Chapter Text
Nicholas Wilde was eleven years old the last night he talked to his mother: old enough to understand what was happening - but, he would decide later, too young to appreciate it.
She sent all the nurses out of the room, sometime way past his bedtime, he was sure, and it was just them. Him perched in his chair, and her sitting up in her bed, and the beep and whir of the medical machines. His paw in hers. She was as strong and present as ever. But something had changed. Something smelled different.
"The doctors say I have to stay here, Nicky."
"How long?"
"A few more days, at least. You can stay with me, if you want."
"But what about school?"
"Your teachers know you're here with me. I talked to them yesterday, remember?"
She had his paw with some focus he hadn't noticed before, not even when they'd arrived here in their neighbor's car yesterday afternoon.
"I want to be in bed. At home. This one isn't the same."
"I know, sweetheart." His mother smiled at him. "We can go back soon."
"Promise?"
She squeezed his paw even tighter, and her eyes crinkled at the corners. Nick had to look away from the tear rolling down her cheek.
"You know what those mean now," she said. "Promises. You remember what I taught you."
"A promise-" Nick frowned. He did remember this. "A promise is the most important thing you can give someone else."

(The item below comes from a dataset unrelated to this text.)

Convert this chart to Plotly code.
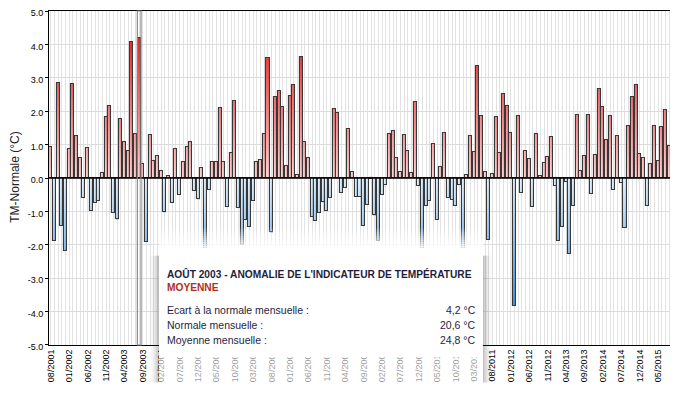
import numpy as np
import pandas as pd
import plotly.graph_objects as go

# ---------------- data ----------------
months = list(pd.period_range("2001-08", periods=169, freq="M").strftime("%m/%Y"))

anomaly = [
    0.93, -1.88, 2.84, -1.44, -2.18, 0.87, 2.81, 1.26, 0.60, -0.60,
    0.90, -0.99, -0.75, -0.69, 0.15, 1.82, 2.17, -1.05, -1.23, 1.76,
    1.07, 0.81, 4.07, 1.32, 4.20, 0.42, -1.91, 1.29, 0.51, 0.66,
    0.21, -1.02, 0.07, -0.75, 0.88, -0.50, 0.48, 0.93, 1.08, -0.39,
    -0.63, 0.30, -2.40, -0.36, 0.48, 0.48, 2.09, 0.48, -0.87, 0.75,
    2.30, -0.89, -2.00, -1.26, -1.47, -0.69, 0.48, 0.54, 1.32, 3.58,
    -1.62, 2.42, 2.60, 2.12, 0.36, 2.45, 2.78, 0.09, 3.62, 1.08,
    0.60, -1.18, -1.30, -1.05, -0.72, -0.99, -0.60, 2.06, 1.94, -0.45,
    -0.30, 1.47, 0.18, -0.57, -0.57, -1.44, -0.80, -0.04, -1.11, -1.88,
    -0.50, -0.21, 1.32, 1.41, 0.60, 0.18, 1.29, 0.81, 0.15, 2.28,
    -0.24, -2.40, -0.84, -0.69, 1.02, -1.26, 0.34, 1.35, -0.60, -0.66,
    -0.84, -0.22, -2.50, 0.09, 1.26, 0.78, 3.36, 1.85, 0.18, -1.85,
    0.12, 1.82, 0.75, 2.51, 2.15, 1.35, -3.82, 1.85, -0.45, 0.81,
    0.57, -0.87, 1.32, 0.07, 0.45, 0.63, 1.23, -0.24, -1.88, -1.47,
    -0.12, -2.27, -0.84, 1.88, 0.21, 0.66, 1.88, -0.48, 0.69, 2.66,
    2.12, 1.14, 1.85, -0.36, 1.26, -0.15, -1.50, 1.56, 2.42, 2.78,
    0.72, 0.60, -0.84, 0.42, 1.56, 0.51, 1.53, 2.03, 0.96,
]
tick_labels = months[::5]
y_ticks = [-5, -4, -3, -2, -1, 0, 1, 2, 3, 4, 5]

tooltip_title = "AOÛT 2003 - ANOMALIE DE L'INDICATEUR DE TEMPÉRATURE"
tooltip_sub = "MOYENNE"
tooltip_rows = ["Ecart à la normale mensuelle :", "Normale mensuelle :", "Moyenne mensuelle :"]
tooltip_vals = ["4,2 °C", "20,6 °C", "24,8 °C"]
highlight_month = "08/2003"

# ---------------- style ----------------
OFF = 8                      # page body margin
W, H = 678 - OFF, 396 - OFF
PX0, PX1, PY0, PY1 = 49, 671, 11, 345.5   # plot area in window pixels
L, T = PX0 - OFF, PY0 - OFF
R, B = W - (PX1 - OFF), H - (PY1 - OFF)
PW, PH = W - L - R, H - T - B
FONT = "Liberation Sans, Arial, sans-serif"

POS0, POS1 = np.array([255, 208, 208]), np.array([238, 38, 38])
NEG0, NEG1 = np.array([224, 241, 253]), np.array([58, 142, 222])


def mix(c0, c1, t):
    t = min(max(t, 0), 1)
    c = c0 + (c1 - c0) * t
    return "rgb(%d,%d,%d)" % tuple(np.round(c))


def px(x):
    return (x - PX0) / PW


def py(y):
    return 1 - (y - PY0) / PH


vals = np.array(anomaly)
cats = np.array(months)
BW = 0.82
d = 0.1
ov = 0.06

fig = go.Figure()

nk = int(np.ceil(vals.max() / d))
for k in range(nk):
    lo = k * d
    m = vals > lo + 1e-9
    if not m.any():
        continue
    hi = np.minimum(vals[m], lo + d + ov)
    fig.add_trace(go.Bar(x=cats[m], y=hi - lo, base=[lo] * int(m.sum()), width=BW,
                         marker=dict(color=mix(POS0, POS1, (lo + d / 2) / 4.2), line=dict(width=0)),
                         hoverinfo="skip", showlegend=False))
nk = int(np.ceil(-vals.min() / d))
for k in range(nk):
    lo = -k * d
    m = vals < lo - 1e-9
    if not m.any():
        continue
    hi = np.maximum(vals[m], lo - d - ov)
    fig.add_trace(go.Bar(x=cats[m], y=hi - lo, base=[lo] * int(m.sum()), width=BW,
                         marker=dict(color=mix(NEG0, NEG1, (-lo + d / 2) / 4.0), line=dict(width=0)),
                         hoverinfo="skip", showlegend=False))
fig.add_trace(go.Bar(x=cats, y=vals, width=BW,
                     marker=dict(color="rgba(0,0,0,0)", line=dict(color="#383838", width=1.1)),
                     showlegend=False))

shapes = []
shapes.append(dict(type="line", xref="paper", yref="y", x0=0, x1=1, y0=0, y1=0,
                   line=dict(color="black", width=1.3), layer="above"))
hi_idx = months.index(highlight_month)
shapes.append(dict(type="rect", xref="x", yref="paper", x0=hi_idx - 0.5, x1=hi_idx + 0.5, y0=0, y1=1,
                   line=dict(color="#8a8a8a", width=1.2), fillcolor="rgba(0,0,0,0)", layer="above"))

bx0, bx1, by0, by1 = 159, 483, 248, 358
n = 10
for i in range(n):
    y0 = 228 + i * 2
    shapes.append(dict(type="rect", xref="paper", yref="paper", x0=px(bx0), x1=px(bx1),
                       y0=py(y0), y1=py(y0 + 2), fillcolor="white", opacity=(i + 1) / (n + 1),
                       line=dict(width=0), layer="above"))
for i in range(6):
    a = 0.10 * (6 - i) / 6
    shapes.append(dict(type="rect", xref="paper", yref="paper", x0=px(bx0 - 1 - 1.6 * i), x1=px(bx0),
                       y0=py(by0 + 8), y1=py(by1 + 25), fillcolor="rgba(60,60,60,%.3f)" % a,
                       line=dict(width=0), layer="above"))
    shapes.append(dict(type="rect", xref="paper", yref="paper", x0=px(bx1), x1=px(bx1 + 1 + 1.6 * i),
                       y0=py(by0 + 8), y1=py(by1 + 25), fillcolor="rgba(60,60,60,%.3f)" % a,
                       line=dict(width=0), layer="above"))
shapes.append(dict(type="rect", xref="paper", yref="paper", x0=px(bx0), x1=px(bx1),
                   y0=py(by0), y1=py(by1), fillcolor="white", line=dict(width=0), layer="above"))
shapes.append(dict(type="rect", xref="paper", yref="paper", x0=px(bx0), x1=px(bx1),
                   y0=py(by1), y1=py(396), fillcolor="rgba(255,255,255,0.6)", line=dict(width=0), layer="above"))

ann = []
ann.append(dict(text="TM-Normale (°C)", textangle=-90, xref="paper", yref="paper",
                x=px(15), y=py(178), showarrow=False, font=dict(family=FONT, size=12, color="#222"),
                xanchor="center", yanchor="middle"))
ann.append(dict(text="<b>%s</b>" % tooltip_title, xref="paper", yref="paper", x=px(165), y=py(274),
                xanchor="left", yanchor="middle", showarrow=False,
                font=dict(family=FONT, size=10.2, color="#1e1e3c")))
ann.append(dict(text="<b>%s</b>" % tooltip_sub, xref="paper", yref="paper", x=px(165), y=py(288),
                xanchor="left", yanchor="middle", showarrow=False,
                font=dict(family=FONT, size=10.2, color="#b03020")))
row_y = [310, 325, 340]
for lab, v, yy in zip(tooltip_rows, tooltip_vals, row_y):
    ann.append(dict(text=lab, xref="paper", yref="paper", x=px(165), y=py(yy), xanchor="left",
                    yanchor="middle", showarrow=False, font=dict(family=FONT, size=10.5, color="#1e1e3c")))
    ann.append(dict(text=v, xref="paper", yref="paper", x=px(478), y=py(yy), xanchor="right",
                    yanchor="middle", showarrow=False, font=dict(family=FONT, size=10.5, color="#1e1e3c")))

fig.update_layout(
    width=W, height=H, margin=dict(l=L, r=R, t=T, b=B, autoexpand=False),
    paper_bgcolor="white", plot_bgcolor="white", barmode="overlay", bargap=0,
    shapes=shapes, annotations=ann, font=dict(family=FONT, size=9, color="black"),
)
fig.update_xaxes(type="category", categoryorder="array", categoryarray=months,
                 tickmode="array", tickvals=months,
                 ticktext=[m if m in tick_labels else "" for m in months],
                 tickangle=-90, tickfont=dict(size=9, family=FONT, color="black"),
                 showgrid=True, gridcolor="#e2e2e2", gridwidth=1,
                 showline=True, linecolor="black", linewidth=1, mirror=True,
                 ticks="", range=[-0.5, len(months) - 0.5], automargin=False)
fig.update_yaxes(range=[-5.0005, 5.0005], tickmode="array", tickvals=y_ticks,
                 ticktext=["%.1f" % v for v in y_ticks], ticklabeloverflow="allow",
                 ticklabelshift=2,
                 tickfont=dict(size=9, family=FONT, color="black"),
                 showgrid=True, gridcolor="#dcdcdc", gridwidth=1, zeroline=False,
                 showline=True, linecolor="black", linewidth=1, mirror=True,
                 ticks="outside", ticklen=3, tickcolor="black", automargin=False)

fig.write_html("out.html")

She nodded and recited the rest along with him. "Backed by the full faith of your entire relationship with a person. I want you to remember that, Nicky. Your whole life."
And she made him promise to, right there in the hospital ward. To keep going. To stay in school. To stay out of trouble. He knew what it meant, in some abstract way. That she was talking to him while she still could. Preparing him for when he'd have to be strong all on his own, for the first time. When he would have to survive.

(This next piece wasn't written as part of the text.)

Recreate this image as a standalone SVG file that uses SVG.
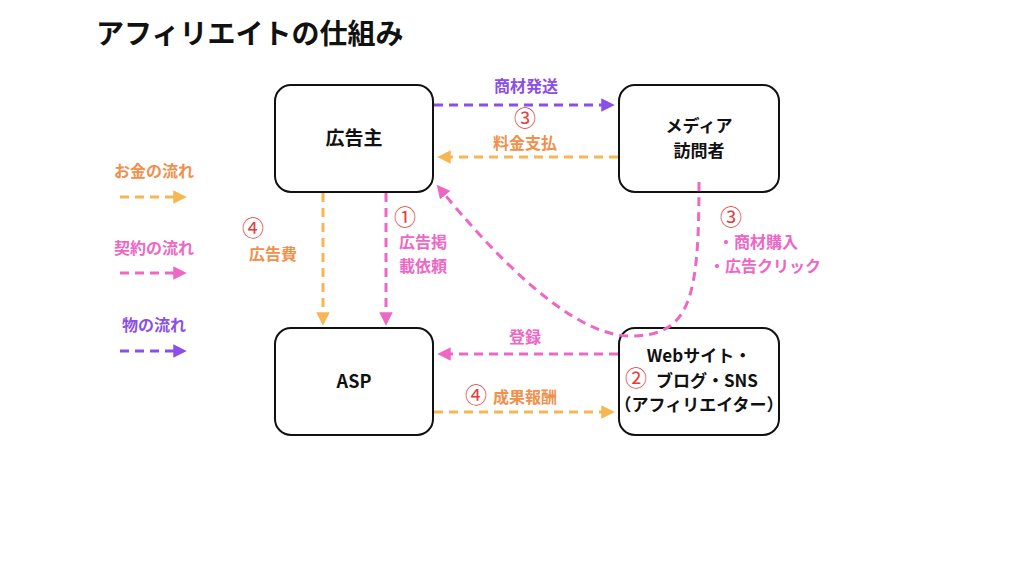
<svg xmlns="http://www.w3.org/2000/svg" width="1024" height="576" viewBox="0 0 1024 576">
<style>
text{font-family:"Noto Sans CJK JP","Noto Sans",sans-serif;font-weight:bold;text-anchor:middle}
.box{fill:#fff;stroke:#111;stroke-width:2}
.t{font-size:17px;fill:#111}
.c{fill:none;stroke-width:3;stroke-dasharray:9 6}
.or{stroke:#F6B654}.pk{stroke:#EE67C4}.pu{stroke:#8A4FE9}
.lo{fill:#F0904A;font-size:16px}.lp{fill:#EE67C4;font-size:16px}.lu{fill:#8A4FE9;font-size:16px}
.num{fill:#E0403C;font-size:22px;font-weight:normal}
</style>
<defs>
<marker id="ao" viewBox="0 0 10 10" refX="5" refY="5" markerWidth="4.5" markerHeight="4.5" orient="auto"><path d="M0 0L10 5L0 10z" fill="#F6B654"/></marker>
<marker id="ap" viewBox="0 0 10 10" refX="5" refY="5" markerWidth="4.5" markerHeight="4.5" orient="auto"><path d="M0 0L10 5L0 10z" fill="#EE67C4"/></marker>
<marker id="au" viewBox="0 0 10 10" refX="5" refY="5" markerWidth="4.5" markerHeight="4.5" orient="auto"><path d="M0 0L10 5L0 10z" fill="#8A4FE9"/></marker>
</defs>
<rect width="1024" height="576" fill="#fff"/>
<text x="96" y="44" style="text-anchor:start;font-size:28px;fill:#111">アフィリエイトの仕組み</text>

<g id="advertiser"><rect class="box" x="275" y="85" width="158" height="107" rx="16"/><text class="t" x="354" y="145" style="font-size:19px">広告主</text></g>
<g id="media"><rect class="box" x="619" y="85" width="160" height="107" rx="16"/><text class="t" x="699" y="132">メディア</text><text class="t" x="699" y="157">訪問者</text></g>
<g id="asp"><rect class="box" x="275" y="328" width="158" height="107" rx="16"/><text class="t" x="354" y="388" style="font-size:18px">ASP</text></g>
<g id="affiliate"><rect class="box" x="619" y="328" width="160" height="107" rx="16"/><text class="t" x="699" y="362">Webサイト・</text><text class="t" x="707" y="387">ブログ・SNS</text><text class="t" x="699" y="411">（アフィリエイター）</text></g>

<g id="connectors">
<path class="c pu" d="M434 105H608" marker-end="url(#au)"/>
<path class="c or" d="M618 157H444" marker-end="url(#ao)"/>
<path class="c or" d="M323 193V319" marker-end="url(#ao)"/>
<path class="c pk" d="M386 193V319" marker-end="url(#ap)"/>
<path class="c pk" d="M699 182C699 300 690 336 630 336C570 336 490 250 441 190" marker-end="url(#ap)"/>
<path class="c pk" d="M618 354H444" marker-end="url(#ap)"/>
<path class="c or" d="M434 412H608" marker-end="url(#ao)"/>
</g>

<g id="labels">
<text class="lu" x="526" y="92">商材発送</text>
<text class="num" x="525" y="126">③</text>
<text class="lo" x="525" y="149">料金支払</text>
<text class="num" x="253" y="236">④</text>
<text class="lo" x="273" y="260">広告費</text>
<text class="num" x="405" y="225">①</text>
<text class="lp" x="423" y="248">広告掲</text>
<text class="lp" x="423" y="272">載依頼</text>
<text class="num" x="731" y="225">③</text>
<text class="lp" x="758" y="248">・商材購入</text>
<text class="lp" x="765" y="272">・広告クリック</text>
<text class="lp" x="525" y="343">登録</text>
<text class="num" x="476" y="403">④</text>
<text class="lo" x="525" y="403">成果報酬</text>
<text class="num" x="636" y="386">②</text>
</g>

<g id="legend">
<text class="lo" x="154" y="177">お金の流れ</text>
<path class="c or" d="M120 197H180" marker-end="url(#ao)"/>
<text class="lp" x="154" y="254">契約の流れ</text>
<path class="c pk" d="M120 273H180" marker-end="url(#ap)"/>
<text class="lu" x="154" y="331">物の流れ</text>
<path class="c pu" d="M120 351H180" marker-end="url(#au)"/>
</g>
</svg>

He'd promised her that, too, even though that future scared him.
"How will I know I can do it? If-" Nick had to swallow the lump in his throat. "If I can't ask you for help?"
She drew a deep, long breath. "Everyone meets that moment, Nicky. And none of us ever know if we can handle it, until we try."
"Mom." Her tears were infectious. Nick let them be.
"I love you more than anything, Nicky. And I know how smart you are. I know you'll learn."
But Nick had to wonder if he'd promised to do more than he could. He didn't feel very strong, not right then, when the subtle, massive change brought him out of fitful sleep at her side later that night. When all he could feel was desperate, bone-deep helplessness, that made him shrink into the corner of the little lobby outside, because none of the doctors knew what to do with him. They wouldn't tell him what he already knew, even when he asked.
He spent his first night truly alone in the world under the cold fluorescent lights of the hospital waiting room, and didn't sleep again.
The second, and the third, and the fourth night - he had a real bed again, but it was an unfamiliar one in the foster home that wasn't his, that didn't feel right. He slept there anyway. Made the effort, for his mother's sake, to fit in and make the best of what he had. He'd promised.
And each night, when Nick couldn't help the tears, the creeping knowledge that no, he wasn't brave enough to do this himself - he still tried. He didn't want any of them to see.